§ Problem requirements
Repeat exactly what appears from the opening line of the listing to the line with "0.992, 0.996, 1.0]", inclusive.
<<<<
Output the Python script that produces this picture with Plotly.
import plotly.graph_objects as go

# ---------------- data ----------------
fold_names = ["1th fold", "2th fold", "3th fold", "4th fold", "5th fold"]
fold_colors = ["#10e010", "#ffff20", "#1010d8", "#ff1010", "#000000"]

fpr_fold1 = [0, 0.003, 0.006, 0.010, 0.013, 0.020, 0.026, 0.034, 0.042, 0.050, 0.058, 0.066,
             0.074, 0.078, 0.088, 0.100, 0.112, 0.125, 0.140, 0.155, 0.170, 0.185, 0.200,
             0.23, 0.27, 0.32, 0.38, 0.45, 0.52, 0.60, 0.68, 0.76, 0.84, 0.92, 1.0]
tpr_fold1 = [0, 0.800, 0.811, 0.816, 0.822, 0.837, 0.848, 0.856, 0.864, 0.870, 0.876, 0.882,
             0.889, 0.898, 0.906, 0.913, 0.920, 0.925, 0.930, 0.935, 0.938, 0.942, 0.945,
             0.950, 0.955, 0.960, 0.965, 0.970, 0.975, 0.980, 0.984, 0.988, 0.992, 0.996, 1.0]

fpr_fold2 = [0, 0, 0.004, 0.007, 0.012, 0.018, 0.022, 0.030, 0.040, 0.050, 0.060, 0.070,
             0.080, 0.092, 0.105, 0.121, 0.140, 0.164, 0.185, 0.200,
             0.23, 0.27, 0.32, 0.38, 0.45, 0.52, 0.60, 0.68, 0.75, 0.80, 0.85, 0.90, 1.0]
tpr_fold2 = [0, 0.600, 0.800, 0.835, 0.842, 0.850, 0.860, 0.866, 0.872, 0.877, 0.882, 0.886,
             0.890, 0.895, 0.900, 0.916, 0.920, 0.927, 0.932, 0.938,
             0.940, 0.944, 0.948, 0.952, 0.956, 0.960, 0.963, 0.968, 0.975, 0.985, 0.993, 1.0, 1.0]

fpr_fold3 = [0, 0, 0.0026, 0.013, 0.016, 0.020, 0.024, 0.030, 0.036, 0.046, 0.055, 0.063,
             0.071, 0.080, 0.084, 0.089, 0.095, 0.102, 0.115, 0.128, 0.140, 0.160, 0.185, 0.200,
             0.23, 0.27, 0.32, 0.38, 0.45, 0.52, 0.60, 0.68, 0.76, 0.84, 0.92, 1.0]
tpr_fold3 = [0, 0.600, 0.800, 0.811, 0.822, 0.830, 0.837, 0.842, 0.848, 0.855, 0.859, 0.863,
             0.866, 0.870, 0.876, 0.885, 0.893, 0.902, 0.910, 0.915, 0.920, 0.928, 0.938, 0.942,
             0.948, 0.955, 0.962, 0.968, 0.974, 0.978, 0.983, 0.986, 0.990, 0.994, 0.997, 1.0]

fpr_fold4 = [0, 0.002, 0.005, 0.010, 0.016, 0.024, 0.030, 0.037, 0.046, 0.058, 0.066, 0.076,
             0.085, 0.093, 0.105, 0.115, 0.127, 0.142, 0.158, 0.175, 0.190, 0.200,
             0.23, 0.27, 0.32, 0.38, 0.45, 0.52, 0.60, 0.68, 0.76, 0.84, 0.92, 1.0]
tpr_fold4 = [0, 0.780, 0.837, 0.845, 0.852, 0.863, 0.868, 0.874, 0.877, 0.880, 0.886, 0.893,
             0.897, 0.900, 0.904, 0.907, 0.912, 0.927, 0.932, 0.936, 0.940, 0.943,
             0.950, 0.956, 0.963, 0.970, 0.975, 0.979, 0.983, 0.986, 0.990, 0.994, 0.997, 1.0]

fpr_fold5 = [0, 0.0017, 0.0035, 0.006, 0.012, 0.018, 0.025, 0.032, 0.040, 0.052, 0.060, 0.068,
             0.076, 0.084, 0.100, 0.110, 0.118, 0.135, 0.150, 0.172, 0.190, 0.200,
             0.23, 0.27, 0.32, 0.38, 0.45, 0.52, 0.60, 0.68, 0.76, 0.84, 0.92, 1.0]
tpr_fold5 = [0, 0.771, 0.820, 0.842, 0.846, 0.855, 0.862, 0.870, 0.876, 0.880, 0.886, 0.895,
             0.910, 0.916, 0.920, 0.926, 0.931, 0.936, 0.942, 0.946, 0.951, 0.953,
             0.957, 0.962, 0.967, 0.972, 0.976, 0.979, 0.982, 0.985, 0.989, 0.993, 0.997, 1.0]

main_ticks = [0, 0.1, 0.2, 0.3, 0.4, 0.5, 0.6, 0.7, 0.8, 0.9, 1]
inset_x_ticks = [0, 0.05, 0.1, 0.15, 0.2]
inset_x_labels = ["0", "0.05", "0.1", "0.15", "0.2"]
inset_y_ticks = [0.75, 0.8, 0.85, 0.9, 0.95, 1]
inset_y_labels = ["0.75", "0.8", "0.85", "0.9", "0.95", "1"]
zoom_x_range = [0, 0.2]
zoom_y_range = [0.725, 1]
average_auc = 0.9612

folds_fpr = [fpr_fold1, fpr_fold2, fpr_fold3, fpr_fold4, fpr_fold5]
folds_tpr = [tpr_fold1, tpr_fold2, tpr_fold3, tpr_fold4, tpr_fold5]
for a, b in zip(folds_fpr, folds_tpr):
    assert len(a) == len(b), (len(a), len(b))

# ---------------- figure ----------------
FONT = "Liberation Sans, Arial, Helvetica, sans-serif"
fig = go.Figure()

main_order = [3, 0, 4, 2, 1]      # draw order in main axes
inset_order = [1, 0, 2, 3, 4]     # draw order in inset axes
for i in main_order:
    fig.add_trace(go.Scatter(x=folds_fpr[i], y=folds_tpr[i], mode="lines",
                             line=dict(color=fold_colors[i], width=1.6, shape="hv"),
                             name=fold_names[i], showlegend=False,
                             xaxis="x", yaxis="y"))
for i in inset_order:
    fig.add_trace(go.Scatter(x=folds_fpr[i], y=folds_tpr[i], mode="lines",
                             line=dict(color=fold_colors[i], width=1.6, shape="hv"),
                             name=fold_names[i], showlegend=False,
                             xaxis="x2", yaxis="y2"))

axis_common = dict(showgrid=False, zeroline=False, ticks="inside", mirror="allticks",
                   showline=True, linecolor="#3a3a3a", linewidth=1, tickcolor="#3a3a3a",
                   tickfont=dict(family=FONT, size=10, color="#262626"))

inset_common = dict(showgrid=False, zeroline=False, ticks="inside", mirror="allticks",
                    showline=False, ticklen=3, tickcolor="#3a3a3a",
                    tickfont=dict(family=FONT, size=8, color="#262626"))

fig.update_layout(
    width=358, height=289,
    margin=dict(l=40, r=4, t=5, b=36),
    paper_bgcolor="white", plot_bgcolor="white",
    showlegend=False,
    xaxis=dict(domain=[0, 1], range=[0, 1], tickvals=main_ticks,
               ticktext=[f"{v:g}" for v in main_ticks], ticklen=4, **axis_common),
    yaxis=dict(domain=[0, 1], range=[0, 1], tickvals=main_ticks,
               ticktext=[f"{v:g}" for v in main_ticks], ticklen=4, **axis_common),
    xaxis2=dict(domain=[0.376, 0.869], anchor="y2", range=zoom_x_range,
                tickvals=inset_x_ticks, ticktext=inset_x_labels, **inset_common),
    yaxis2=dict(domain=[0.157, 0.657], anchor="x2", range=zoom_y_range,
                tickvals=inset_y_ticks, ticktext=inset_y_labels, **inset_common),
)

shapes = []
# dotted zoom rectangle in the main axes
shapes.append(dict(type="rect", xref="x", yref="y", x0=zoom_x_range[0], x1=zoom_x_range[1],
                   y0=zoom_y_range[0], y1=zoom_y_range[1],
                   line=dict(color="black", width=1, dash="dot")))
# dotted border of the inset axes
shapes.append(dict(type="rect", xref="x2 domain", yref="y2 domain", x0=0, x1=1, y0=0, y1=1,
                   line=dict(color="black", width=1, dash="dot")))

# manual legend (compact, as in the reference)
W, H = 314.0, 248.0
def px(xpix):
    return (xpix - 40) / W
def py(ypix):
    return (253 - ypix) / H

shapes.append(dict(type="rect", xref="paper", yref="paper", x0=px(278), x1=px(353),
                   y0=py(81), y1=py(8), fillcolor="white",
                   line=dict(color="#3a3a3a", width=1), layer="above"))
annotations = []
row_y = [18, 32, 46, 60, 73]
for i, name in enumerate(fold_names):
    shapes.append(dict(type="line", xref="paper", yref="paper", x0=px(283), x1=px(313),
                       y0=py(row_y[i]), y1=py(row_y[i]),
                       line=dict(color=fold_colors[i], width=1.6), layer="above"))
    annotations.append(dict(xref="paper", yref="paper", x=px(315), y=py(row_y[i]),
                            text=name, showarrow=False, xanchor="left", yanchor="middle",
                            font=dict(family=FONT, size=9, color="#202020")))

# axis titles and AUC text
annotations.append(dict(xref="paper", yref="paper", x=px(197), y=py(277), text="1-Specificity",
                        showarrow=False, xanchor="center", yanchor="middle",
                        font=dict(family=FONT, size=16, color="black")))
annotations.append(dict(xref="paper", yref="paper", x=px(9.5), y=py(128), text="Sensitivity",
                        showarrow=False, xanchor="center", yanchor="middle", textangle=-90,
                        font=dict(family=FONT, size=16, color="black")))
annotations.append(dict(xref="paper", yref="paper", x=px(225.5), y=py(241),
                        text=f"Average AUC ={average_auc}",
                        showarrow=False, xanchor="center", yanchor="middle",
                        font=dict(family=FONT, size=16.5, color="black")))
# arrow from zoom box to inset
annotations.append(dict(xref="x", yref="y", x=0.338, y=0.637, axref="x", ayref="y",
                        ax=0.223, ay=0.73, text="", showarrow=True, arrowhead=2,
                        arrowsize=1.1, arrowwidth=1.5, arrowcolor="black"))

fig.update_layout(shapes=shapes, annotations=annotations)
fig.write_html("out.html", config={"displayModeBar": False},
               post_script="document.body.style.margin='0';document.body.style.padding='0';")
>>>>
§ Full answer
Output the Python script that produces this picture with Plotly.
import plotly.graph_objects as go

# ---------------- data ----------------
fold_names = ["1th fold", "2th fold", "3th fold", "4th fold", "5th fold"]
fold_colors = ["#10e010", "#ffff20", "#1010d8", "#ff1010", "#000000"]

fpr_fold1 = [0, 0.003, 0.006, 0.010, 0.013, 0.020, 0.026, 0.034, 0.042, 0.050, 0.058, 0.066,
             0.074, 0.078, 0.088, 0.100, 0.112, 0.125, 0.140, 0.155, 0.170, 0.185, 0.200,
             0.23, 0.27, 0.32, 0.38, 0.45, 0.52, 0.60, 0.68, 0.76, 0.84, 0.92, 1.0]
tpr_fold1 = [0, 0.800, 0.811, 0.816, 0.822, 0.837, 0.848, 0.856, 0.864, 0.870, 0.876, 0.882,
             0.889, 0.898, 0.906, 0.913, 0.920, 0.925, 0.930, 0.935, 0.938, 0.942, 0.945,
             0.950, 0.955, 0.960, 0.965, 0.970, 0.975, 0.980, 0.984, 0.988, 0.992, 0.996, 1.0]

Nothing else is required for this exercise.